Panicked, frazzled, and tired, students speed home after school to quickly run into their houses and grab whatever they need for their next events.

For some, it’s a jersey; for others, maybe a script.

Often students will run from one extracurricular activity to the next.

These extracurriculars have become some of Marion High School’s brightest moments. Parents can brag about their star quarterback or how their kid got the lead in an upcoming play.

But there seems to be an underlying problem with just how many extracurriculars students can consume.

While one time-consumer seems doable, even two begin to push the limits of a student’s capacity.

Coaches tend to forget their extracurricular is not the only event on a student’s calendar.

For the most part, students are fully booked. A list of chores, schoolwork, often college classes, and typically jobs fill their time.

This leaves little space for much else. So, when extracurriculars begin to be thrown into the mix, where is the time for all of it?

Normally, a student will pick more than two extracurriculars per semester. This might be manageable if it weren’t for the way schedules are set up.

“There is too much overlap in extracurriculars, and everyone expects us to put their activity first,” Alyera Koehn says.

Gabrielle Stuchlik agrees.

“I wish the activities would talk and arrange a schedule with each other,” she says.

Coaches look for overlaps so as not to step on other coaches’ time, but activities may run back-to-back.

A student will be released from practice and frantically rush to another event that starts just a few minutes after the ending of the last.

This can cause mental stress, burnout, and lack of effort in schoolwork.

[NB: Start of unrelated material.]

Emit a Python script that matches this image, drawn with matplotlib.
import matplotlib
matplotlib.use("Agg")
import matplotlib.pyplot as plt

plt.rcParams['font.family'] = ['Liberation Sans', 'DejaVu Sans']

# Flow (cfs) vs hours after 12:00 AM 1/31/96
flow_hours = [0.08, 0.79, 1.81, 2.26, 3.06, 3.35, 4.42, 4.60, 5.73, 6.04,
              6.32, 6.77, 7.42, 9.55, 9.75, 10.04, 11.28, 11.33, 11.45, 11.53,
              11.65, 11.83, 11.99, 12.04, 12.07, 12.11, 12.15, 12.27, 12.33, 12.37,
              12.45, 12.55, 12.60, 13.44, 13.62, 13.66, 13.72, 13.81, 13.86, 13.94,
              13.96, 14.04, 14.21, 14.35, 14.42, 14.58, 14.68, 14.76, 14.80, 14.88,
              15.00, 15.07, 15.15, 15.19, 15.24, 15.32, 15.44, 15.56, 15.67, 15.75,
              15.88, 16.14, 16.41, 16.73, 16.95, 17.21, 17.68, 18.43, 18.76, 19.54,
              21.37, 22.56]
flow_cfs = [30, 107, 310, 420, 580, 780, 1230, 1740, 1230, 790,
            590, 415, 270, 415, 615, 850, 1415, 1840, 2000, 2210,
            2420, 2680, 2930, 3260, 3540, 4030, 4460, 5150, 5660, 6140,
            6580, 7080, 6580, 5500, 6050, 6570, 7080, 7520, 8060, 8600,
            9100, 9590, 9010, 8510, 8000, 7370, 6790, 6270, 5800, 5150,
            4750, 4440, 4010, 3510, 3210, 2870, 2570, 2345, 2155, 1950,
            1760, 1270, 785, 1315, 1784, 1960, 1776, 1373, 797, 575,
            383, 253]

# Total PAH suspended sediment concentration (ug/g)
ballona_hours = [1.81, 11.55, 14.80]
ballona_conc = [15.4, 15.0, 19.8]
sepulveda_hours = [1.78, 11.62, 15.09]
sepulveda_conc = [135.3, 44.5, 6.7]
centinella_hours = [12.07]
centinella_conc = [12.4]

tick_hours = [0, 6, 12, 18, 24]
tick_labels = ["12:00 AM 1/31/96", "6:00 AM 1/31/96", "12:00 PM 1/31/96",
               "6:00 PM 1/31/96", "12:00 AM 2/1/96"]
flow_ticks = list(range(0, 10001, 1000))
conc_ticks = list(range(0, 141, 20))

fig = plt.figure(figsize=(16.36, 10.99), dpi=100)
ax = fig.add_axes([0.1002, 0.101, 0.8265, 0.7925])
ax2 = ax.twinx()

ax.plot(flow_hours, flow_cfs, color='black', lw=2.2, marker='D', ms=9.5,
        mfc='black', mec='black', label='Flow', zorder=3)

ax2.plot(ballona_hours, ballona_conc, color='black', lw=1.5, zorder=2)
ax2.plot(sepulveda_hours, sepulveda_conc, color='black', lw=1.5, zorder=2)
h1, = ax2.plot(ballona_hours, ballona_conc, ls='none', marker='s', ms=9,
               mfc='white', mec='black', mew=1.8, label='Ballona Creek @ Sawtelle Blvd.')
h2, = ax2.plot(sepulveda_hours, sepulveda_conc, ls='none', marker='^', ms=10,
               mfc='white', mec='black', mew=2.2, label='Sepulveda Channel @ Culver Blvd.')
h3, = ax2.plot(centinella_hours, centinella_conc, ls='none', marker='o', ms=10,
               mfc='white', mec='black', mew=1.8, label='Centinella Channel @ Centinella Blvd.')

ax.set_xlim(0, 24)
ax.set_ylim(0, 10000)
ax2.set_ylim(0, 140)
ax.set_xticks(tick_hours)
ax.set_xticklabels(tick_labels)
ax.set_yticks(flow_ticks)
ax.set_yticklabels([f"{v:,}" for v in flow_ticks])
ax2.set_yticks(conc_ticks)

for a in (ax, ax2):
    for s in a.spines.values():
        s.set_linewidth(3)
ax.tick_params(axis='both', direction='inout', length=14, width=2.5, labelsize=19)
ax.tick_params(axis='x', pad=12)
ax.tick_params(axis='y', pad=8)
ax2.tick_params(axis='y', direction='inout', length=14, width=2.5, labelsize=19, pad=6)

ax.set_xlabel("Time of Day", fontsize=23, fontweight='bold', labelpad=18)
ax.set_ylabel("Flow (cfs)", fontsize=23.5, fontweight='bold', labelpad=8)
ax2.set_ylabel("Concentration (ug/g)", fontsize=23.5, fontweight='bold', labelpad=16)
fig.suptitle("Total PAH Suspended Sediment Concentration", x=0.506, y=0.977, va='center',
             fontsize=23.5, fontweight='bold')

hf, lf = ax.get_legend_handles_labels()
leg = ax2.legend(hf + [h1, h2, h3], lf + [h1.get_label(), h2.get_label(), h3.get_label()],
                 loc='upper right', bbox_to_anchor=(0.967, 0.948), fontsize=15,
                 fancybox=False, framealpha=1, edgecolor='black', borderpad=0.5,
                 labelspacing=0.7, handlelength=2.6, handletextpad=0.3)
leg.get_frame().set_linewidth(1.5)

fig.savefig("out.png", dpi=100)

Arriving home at close to 10 at night may still have students ready and willing to complete deadlined schoolwork, but every coach also expects 110% of that student’s efforts.

“Everyone expects us to put their activity first, but when I am doing five different things, it gets exhausting,” Koehn says.

She thinks things would change if more students participated in activities.

“[We won’t be] the only ones keeping the programs alive and have that pressure,” she says.

Attending a school the size of Marion leaves the same students as the foundation of multiple events until they are too exhausted to work anymore, or graduation arrives.

While it is students’ right to be in as many activities as they wish, sometimes they think they can take on more than they should.

Restrictions need to be put in place to help these students further their education and be in extracurriculars — not the other way around.

We must do better to help the next generation not feel the way so many in the past have.